▸ **YOUR OBJECTIVE**:
Only a number is wanted here: the number of lines of the data that include "code".

____________

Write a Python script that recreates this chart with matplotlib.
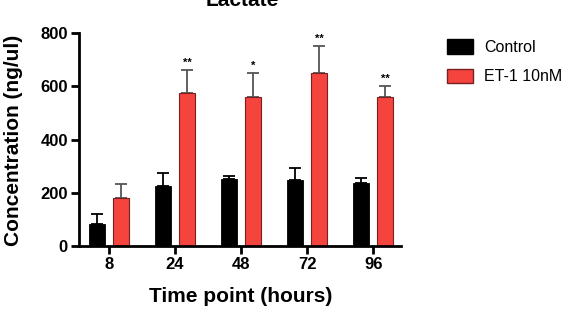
import matplotlib
matplotlib.use("Agg")
import matplotlib.pyplot as plt
import numpy as np
from matplotlib.patches import Patch

plt.rcParams['font.family'] = ['Liberation Sans', 'DejaVu Sans']

# data
timepoints = ['8', '24', '48', '72', '96']
control = [83, 225, 250, 248, 235]
control_err = [38, 48, 14, 44, 19]
et1 = [180, 575, 561, 651, 561]
et1_err = [53, 86, 89, 101, 40]
stars = ['', '**', '*', '**', '**']

fig = plt.figure(figsize=(5.69, 3.12), dpi=100)
ax = fig.add_axes([79/569, 66/312, 322/569, 213/312])

x = np.arange(len(timepoints))
off = 0.18
w = 0.24
red = '#F5433E'

ax.bar(x - off, control, width=w, color='black', edgecolor='black', lw=0.6, zorder=2)
ax.errorbar(x - off, control, yerr=[np.zeros(len(x)), control_err], fmt='none',
            ecolor='black', elinewidth=1.3, capsize=4, capthick=1.3, zorder=1)
ax.bar(x + off, et1, width=w, color=red, edgecolor='#7a2020', lw=0.8, zorder=2)
ax.errorbar(x + off, et1, yerr=[np.zeros(len(x)), et1_err], fmt='none',
            ecolor='#555555', elinewidth=1.3, capsize=4, capthick=1.3, zorder=1)

for i, s in enumerate(stars):
    if s:
        ax.text(x[i] + off, et1[i] + et1_err[i] + 8, s, ha='center', va='bottom',
                fontsize=8, fontweight='bold')

ax.set_xlim(-0.455, 4.42)
ax.set_ylim(0, 800)
ax.set_yticks([0, 200, 400, 600, 800])
ax.set_xticks(x)
ax.set_xticklabels(timepoints)
for sp in ['top', 'right']:
    ax.spines[sp].set_visible(False)
for sp in ['left', 'bottom']:
    ax.spines[sp].set_linewidth(2)
ax.tick_params(axis='both', width=2, length=6, labelsize=12, pad=2)
for lab in ax.get_xticklabels() + ax.get_yticklabels():
    lab.set_fontweight('bold')

ax.set_xlabel('Time point (hours)', fontsize=15, fontweight='bold')
ax.set_ylabel('Concentration (ng/ul)', fontsize=15, fontweight='bold')
ax.xaxis.set_label_coords((241 - 79) / 322, -(296 - 246) / 213)
ax.yaxis.set_label_coords(-(79 - 14) / 322, (246 - 140) / 213)
ax.xaxis.label.set_va('center')
ax.yaxis.label.set_va('center')

fig.text(242/569, 1 - 6/312, 'Lactate', ha='center', va='baseline',
         fontsize=15, fontweight='bold')

handles = [Patch(facecolor='black', edgecolor='black'),
           Patch(facecolor=red, edgecolor='#7a2020')]
fig.legend(handles, ['Control', 'ET-1 10nM'], loc='upper left',
           bbox_to_anchor=(441/569, 1 - 33/312), frameon=False, fontsize=11.5,
           handlelength=1.6, handleheight=1.0, labelspacing=0.85, handletextpad=0.7,
           borderaxespad=0, borderpad=0.4)

fig.savefig('out.png', dpi=100)
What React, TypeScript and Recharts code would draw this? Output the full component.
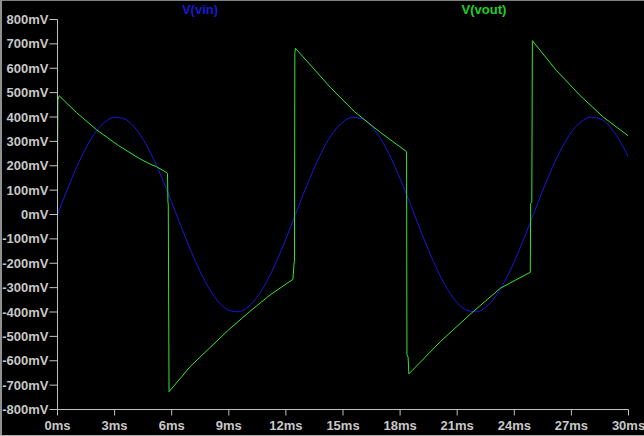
import { LineChart, Line, XAxis, YAxis } from "recharts";

// time axis (ms) and sampled values (mV)
const vinTime = [
  0, 0.5, 1, 1.5, 2, 2.5, 3, 3.5, 4, 4.5, 5, 5.5, 6, 6.5, 7, 7.5, 8, 8.5, 9, 9.5,
  10, 10.5, 11, 11.5, 12, 12.5, 13, 13.5, 14, 14.5, 15, 15.5, 16, 16.5, 17, 17.5,
  18, 18.5, 19, 19.5, 20, 20.5, 21, 21.5, 22, 22.5, 23, 23.5, 24, 24.5, 25, 25.5,
  26, 26.5, 27, 27.5, 28, 28.5, 29, 29.5, 30,
];
const vinMv = [
  0, 100, 193, 274, 338, 380, 399, 393, 362, 308, 235, 147, 50, -50, -147, -235,
  -308, -362, -393, -399, -380, -338, -274, -193, -100, 0, 100, 193, 274, 338,
  380, 399, 393, 362, 308, 235, 147, 50, -50, -147, -235, -308, -362, -393, -399,
  -380, -338, -274, -193, -100, 0, 100, 193, 274, 338, 380, 399, 393, 362, 308,
  235,
];

const voutTime = [
  0, 0.02, 0.09, 1.0, 2.06, 3.2, 4.34, 4.86, 5.2, 5.65, 5.78, 5.8, 5.82, 5.86,
  6.97, 8.0, 8.98, 10.1, 11.17, 12.37, 12.43, 12.45, 12.47, 12.5, 14.33, 15.6,
  16.96, 18.34, 18.36, 18.42, 18.46, 20.11, 21.7, 23.26, 24.14, 24.84, 24.86,
  24.92, 24.95, 26.2, 27.47, 28.7, 30,
];
const voutMv = [
  155, 470, 487, 418, 347, 283, 228, 207, 196, 176, 169, 55, 40, -727, -624, -547,
  -474, -398, -330, -266, -199, -190, 660, 682, 522, 422, 337, 258, -576, -585,
  -654, -522, -408, -303, -266, -237, 46, 50, 713, 592, 487, 398, 322,
];

const yTicks = [
  -800, -700, -600, -500, -400, -300, -200, -100, 0, 100, 200, 300, 400, 500,
  600, 700, 800,
];
const xTicks = [0, 3, 6, 9, 12, 15, 18, 21, 24, 27, 30];

const vinData = vinTime.map((t, i) => ({ t, v: vinMv[i] }));
const voutData = voutTime.map((t, i) => ({ t, v: voutMv[i] }));

const FRAME = "#c0c0c0";
const FONT = "'Liberation Sans', Arial, sans-serif";
const tickStyle = {
  fill: "#c8c8c8",
  fontSize: 13,
  fontWeight: 700,
  fontFamily: FONT,
};

export default function App() {
  return (
    <div
      style={{
        position: "absolute",
        left: 0,
        top: 0,
        width: 644,
        height: 436,
        background: "#000",
        fontFamily: FONT,
        overflow: "hidden",
      }}
    >
      <LineChart
        width={644}
        height={436}
        margin={{ top: 19.5, right: 15.5, bottom: 0, left: 0 }}
      >
        <XAxis
          dataKey="t"
          type="number"
          domain={[0, 30]}
          ticks={xTicks}
          tickFormatter={(v) => `${v}ms`}
          height={26.5}
          stroke={FRAME}
          tickSize={6}
          tickMargin={5}
          tick={tickStyle}
          interval={0}
          allowDataOverflow
        />
        <XAxis
          xAxisId="top"
          orientation="top"
          type="number"
          domain={[0, 30]}
          height={0}
          stroke={FRAME}
          tick={false}
          tickLine={false}
        />
        <YAxis
          type="number"
          domain={[-800, 800]}
          ticks={yTicks}
          tickFormatter={(v) => `${v}mV`}
          width={57.5}
          stroke={FRAME}
          tickSize={8}
          tickMargin={1}
          tick={tickStyle}
          interval={0}
          allowDataOverflow
        />
        <YAxis
          yAxisId="r"
          orientation="right"
          type="number"
          domain={[-800, 800]}
          width={0}
          stroke={FRAME}
          tick={false}
          tickLine={false}
        />
        <Line
          data={vinData}
          dataKey="v"
          type="monotone"
          stroke="#1818d8"
          strokeWidth={1}
          dot={false}
          isAnimationActive={false}
        />
        <Line
          data={voutData}
          dataKey="v"
          type="linear"
          stroke="#33e633"
          strokeWidth={1}
          dot={false}
          isAnimationActive={false}
        />
      </LineChart>
      <div
        style={{
          position: "absolute",
          top: 2,
          left: 200,
          transform: "translateX(-50%)",
          color: "#1a1ad0",
          fontSize: 13,
          fontWeight: 700,
          whiteSpace: "nowrap",
        }}
      >
        V(vin)
      </div>
      <div
        style={{
          position: "absolute",
          top: 2,
          left: 484,
          transform: "translateX(-50%)",
          color: "#22d022",
          fontSize: 13,
          fontWeight: 700,
          whiteSpace: "nowrap",
        }}
      >
        V(vout)
      </div>
      <div style={{ position: "absolute", left: 0, top: 0, width: 644, height: 1, background: "#808080" }} />
      <div style={{ position: "absolute", left: 0, top: 0, width: 2, height: 436, background: "#909090" }} />
      <div style={{ position: "absolute", left: 0, top: 435, width: 644, height: 1, background: "#b0b0b0" }} />
    </div>
  );
}
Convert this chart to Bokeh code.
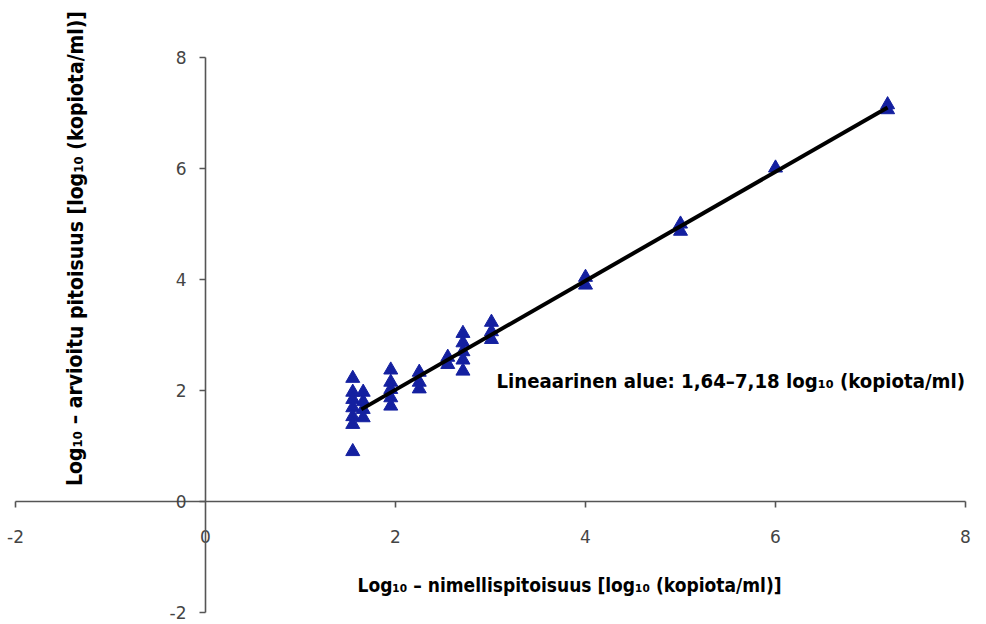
from bokeh.plotting import figure
from bokeh.models import Range1d
from bokeh.core.properties import value
from bokeh.embed import file_html
from bokeh.resources import INLINE

# ---- data ----
nominal = [1.55, 1.55, 1.55, 1.55, 1.55, 1.55, 1.55,
           1.66, 1.66, 1.66, 1.66,
           1.95, 1.95, 1.95, 1.95, 1.95,
           2.25, 2.25, 2.25,
           2.55, 2.55,
           2.71, 2.71, 2.71, 2.71, 2.71,
           3.01, 3.01, 3.01,
           4.0, 4.0,
           5.0, 5.0,
           6.0,
           7.18, 7.18]
estimated = [2.22, 1.97, 1.84, 1.69, 1.53, 1.39, 0.90,
             1.97, 1.80, 1.66, 1.51,
             2.37, 2.15, 2.02, 1.87, 1.72,
             2.33, 2.15, 2.03,
             2.60, 2.47,
             3.03, 2.86, 2.70, 2.55, 2.35,
             3.23, 3.06, 2.92,
             4.04, 3.90,
             5.00, 4.87,
             6.01,
             7.15, 7.06]
fit_x = [1.64, 7.18]
fit_y = [1.66, 7.10]
x_ticks = [-2, 0, 2, 4, 6, 8]
y_ticks = [-2, 0, 2, 4, 6, 8]
x_title = "Log\u2081\u2080 \u2013 nimellispitoisuus [log\u2081\u2080 (kopiota/ml)]"
y_title = "Log\u2081\u2080 \u2013 arvioitu pitoisuus [log\u2081\u2080 (kopiota/ml)]"
note = "Lineaarinen alue: 1,64\u20137,18 log\u2081\u2080 (kopiota/ml)"

W, H = 978, 622
x0 = -2 - 15 / 95.0
x1 = x0 + W / 95.0
y1 = 8 + 57 / 55.5
y0 = y1 - H / 55.5
px_x = (x1 - x0) / W   # data per px
px_y = (y1 - y0) / H

def X(px):
    return x0 + px * px_x

def Y(py):
    return y1 - py * px_y

p = figure(width=W, height=H, output_backend="svg", toolbar_location=None,
           x_range=Range1d(x0, x1), y_range=Range1d(y0, y1),
           min_border=0, outline_line_color=None,
           x_axis_location=None, y_axis_location=None)
p.grid.visible = False
p.background_fill_color = "white"
p.border_fill_color = "white"

axis_col = "#555555"
tick_font = value("DejaVu Sans")
# x axis line at y=0 and ticks
xt_nz = [t for t in x_ticks if t != 0]
p.segment(x0=[x_ticks[0]], y0=[0], x1=[x_ticks[-1]], y1=[0], line_color=axis_col, line_width=1.6)
p.segment(x0=xt_nz, y0=[0] * len(xt_nz), x1=xt_nz, y1=[-6 * px_y] * len(xt_nz),
          line_color=axis_col, line_width=1.6)
p.text(x=x_ticks, y=[-35 * px_y] * len(x_ticks), text=[str(t) for t in x_ticks],
       text_font=tick_font, text_font_size="17px", text_color="#444444",
       text_align="center", text_baseline="middle")
# y axis line at x=0 and ticks
p.segment(x0=[0], y0=[y_ticks[0]], x1=[0], y1=[y_ticks[-1]], line_color=axis_col, line_width=1.6)
p.segment(x0=[0] * len(y_ticks), y0=y_ticks, x1=[-6 * px_x] * len(y_ticks), y1=y_ticks,
          line_color=axis_col, line_width=1.6)
p.text(x=[-19 * px_x] * len(y_ticks), y=y_ticks, text=[str(t) for t in y_ticks],
       text_font=tick_font, text_font_size="17px", text_color="#444444",
       text_align="right", text_baseline="middle")

# data
p.scatter(nominal, estimated, marker="triangle", size=14,
          fill_color="#1420a0", line_color="#1420a0")
p.line(fit_x, fit_y, line_color="black", line_width=4)

# titles
title_font = value("DejaVu Sans Condensed")
p.text(x=[X(569)], y=[Y(584)], text=[x_title],
       text_font=title_font, text_font_style="bold", text_font_size="19px",
       text_color="black", text_align="center", text_baseline="middle")
p.text(x=[X(75)], y=[Y(248)], text=[y_title],
       text_font=title_font, text_font_style="bold", text_font_size="21px",
       text_color="black", text_align="center", text_baseline="middle", angle=1.5707963)
p.text(x=[X(496)], y=[Y(380)], text=[note],
       text_font=title_font, text_font_style="bold", text_font_size="20.2px",
       text_color="black", text_align="left", text_baseline="middle")

open("out.html", "w").write(file_html(p, INLINE))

____________

▸ **OUTPUT OF THE EXERCISE**:
2